I have always had a large appetite for news. I’m the kind of person who wakes up slowly and lays in bed browsing Twitter, NYT Now, NPR and other apps on my smartphone. When I feel like I’m “in the loop,” I’m ready to start my day.

My morning scrolling is only a sneak peak of the media I consume daily. I watch News 12 as I get ready for school and in between classes I enjoy reading articles on my Feedly App. I’m on the computer a lot of the time, whether I’m at work or killing time elsewhere, with Facebook, The New York Times and Twitter open. I like to flip between CBS and NBC in the evenings. I feel like I can’t not do these things. It’s just what I do.

Keeping up a news diet can be tiring. Journalism school has demanding expectations of how much media we are to absorb daily. Then we get tested on it – great. Sometimes I think, “to hell with it,” when I feel overstimulated.
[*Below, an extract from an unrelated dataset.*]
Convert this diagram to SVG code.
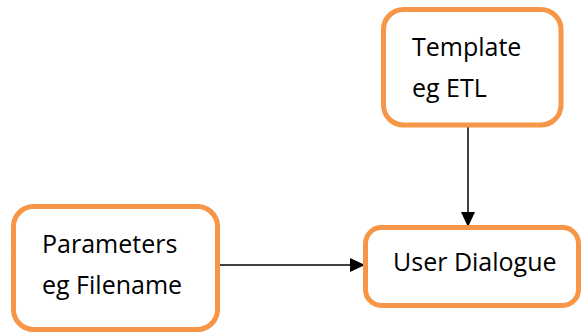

https://creativecommons.org/licenses/by-nd/2.0/
Courtesy of Crowd Expedition

In a society where so many of us are connected through technology, do journalists have to be more connected than everyone else, or just connected more efficiently?

There are some tips and tricks that journalists use to take in an unbelievable amount of information in a short amount of time. If every story you read throughout the day was equivalent to eating a piece of fruit, aggregator sites like TweetDeck and Feedly create jumbo smoothies. Scrolling through these sites make it easy to skim headlines and access the full articles if you want to see more. Web journalists use these tools to organize stories and browse quickly.

Journalists have to get the story quickly and accurately if they want to win in the ratings and put out something to be proud of. Beefing up my news diet this semester with more science journalism and videography is only going to make me better prepared to talk to my peers and create interesting work.